#### [Brief]
Write out the entire listing below exactly, with the pictures left out.
▼
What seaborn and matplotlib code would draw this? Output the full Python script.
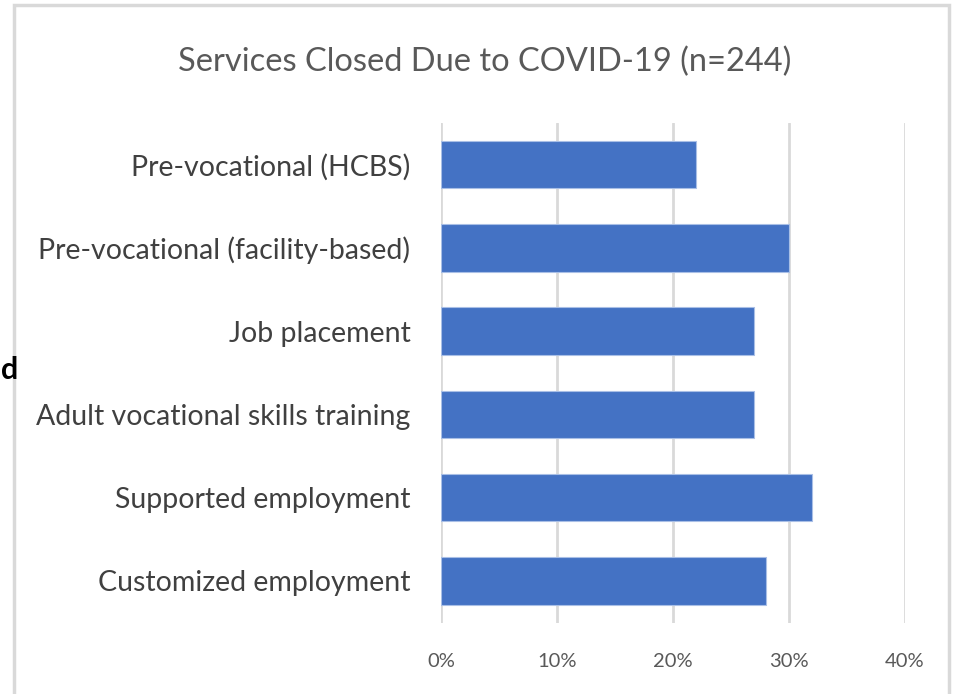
import matplotlib
matplotlib.use("Agg")
import matplotlib.pyplot as plt
import seaborn as sns
import pandas as pd
from matplotlib.patches import Rectangle

categorias = [
    "Pre-vocational (HCBS)",
    "Pre-vocational (facility-based)",
    "Job placement",
    "Adult vocational skills training",
    "Supported employment",
    "Customized employment",
]
porcentajes = [22, 30, 27, 27, 32, 28]
ticks_x = [0, 10, 20, 30, 40]
etiquetas_x = ["0%", "10%", "20%", "30%", "40%"]

sns.set_style("white")
plt.rcParams["font.family"] = ["Lato", "DejaVu Sans"]

df = pd.DataFrame({"categoria": categorias, "porcentaje": porcentajes})

fig = plt.figure(figsize=(9.59, 6.94), dpi=100)
W, H = 959, 694

# marco gris del grafico
fig.patches.append(Rectangle((14 / W, -0.05), (949 - 14) / W, 1.05 - 5 / H,
                             transform=fig.transFigure, fill=False,
                             edgecolor="#d9d9d9", linewidth=2.5))

ax = fig.add_axes([441 / W, 1 - 622.5 / H, (905 - 441) / W, (622.5 - 123) / H])
sns.barplot(data=df, x="porcentaje", y="categoria", orient="h",
            color="#4472C4", saturation=1, width=0.57, ax=ax,
            edgecolor="#a9bfe6", linewidth=0.8)

ax.set_xlim(0, 40)
ax.set_ylim(5.5, -0.5)
ax.set_xticks(ticks_x)
ax.set_xticklabels(etiquetas_x, fontsize=14.5, color="#595959")
ax.tick_params(axis="y", labelsize=20.5, labelcolor="#404040", length=0, pad=22)
ax.tick_params(axis="x", length=0, pad=22)
ax.xaxis.grid(True, color="#d9d9d9", linewidth=2)
ax.set_axisbelow(True)
ax.set_xlabel("")
ax.set_ylabel("")
for s in ax.spines.values():
    s.set_visible(False)

fig.text(485 / W, 1 - 62 / H, "Services Closed Due to COVID-19 (n=244)",
         ha="center", va="center", fontsize=23.5, color="#595959")

# fragmento de texto en el borde izquierdo
fig.text(0.5 / W, 1 - 370 / H, "d", ha="left", va="center",
         fontsize=22, color="black", fontweight="bold")

fig.savefig("out.png", dpi=100)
▲
#### [Written solution]
What seaborn and matplotlib code would draw this? Output the full Python script.
import matplotlib
matplotlib.use("Agg")
import matplotlib.pyplot as plt
import seaborn as sns
import pandas as pd
from matplotlib.patches import Rectangle

categorias = [
    "Pre-vocational (HCBS)",
    "Pre-vocational (facility-based)",
    "Job placement",
    "Adult vocational skills training",
    "Supported employment",
    "Customized employment",
]
porcentajes = [22, 30, 27, 27, 32, 28]
ticks_x = [0, 10, 20, 30, 40]
etiquetas_x = ["0%", "10%", "20%", "30%", "40%"]

sns.set_style("white")
plt.rcParams["font.family"] = ["Lato", "DejaVu Sans"]

df = pd.DataFrame({"categoria": categorias, "porcentaje": porcentajes})

fig = plt.figure(figsize=(9.59, 6.94), dpi=100)
W, H = 959, 694

# marco gris del grafico
fig.patches.append(Rectangle((14 / W, -0.05), (949 - 14) / W, 1.05 - 5 / H,
                             transform=fig.transFigure, fill=False,
                             edgecolor="#d9d9d9", linewidth=2.5))

ax = fig.add_axes([441 / W, 1 - 622.5 / H, (905 - 441) / W, (622.5 - 123) / H])
sns.barplot(data=df, x="porcentaje", y="categoria", orient="h",
            color="#4472C4", saturation=1, width=0.57, ax=ax,
            edgecolor="#a9bfe6", linewidth=0.8)

ax.set_xlim(0, 40)
ax.set_ylim(5.5, -0.5)
ax.set_xticks(ticks_x)
ax.set_xticklabels(etiquetas_x, fontsize=14.5, color="#595959")
ax.tick_params(axis="y", labelsize=20.5, labelcolor="#404040", length=0, pad=22)
ax.tick_params(axis="x", length=0, pad=22)
ax.xaxis.grid(True, color="#d9d9d9", linewidth=2)
ax.set_axisbelow(True)
ax.set_xlabel("")
ax.set_ylabel("")
for s in ax.spines.values():
    s.set_visible(False)

fig.text(485 / W, 1 - 62 / H, "Services Closed Due to COVID-19 (n=244)",
         ha="center", va="center", fontsize=23.5, color="#595959")

# fragmento de texto en el borde izquierdo
fig.text(0.5 / W, 1 - 370 / H, "d", ha="left", va="center",
         fontsize=22, color="black", fontweight="bold")

fig.savefig("out.png", dpi=100)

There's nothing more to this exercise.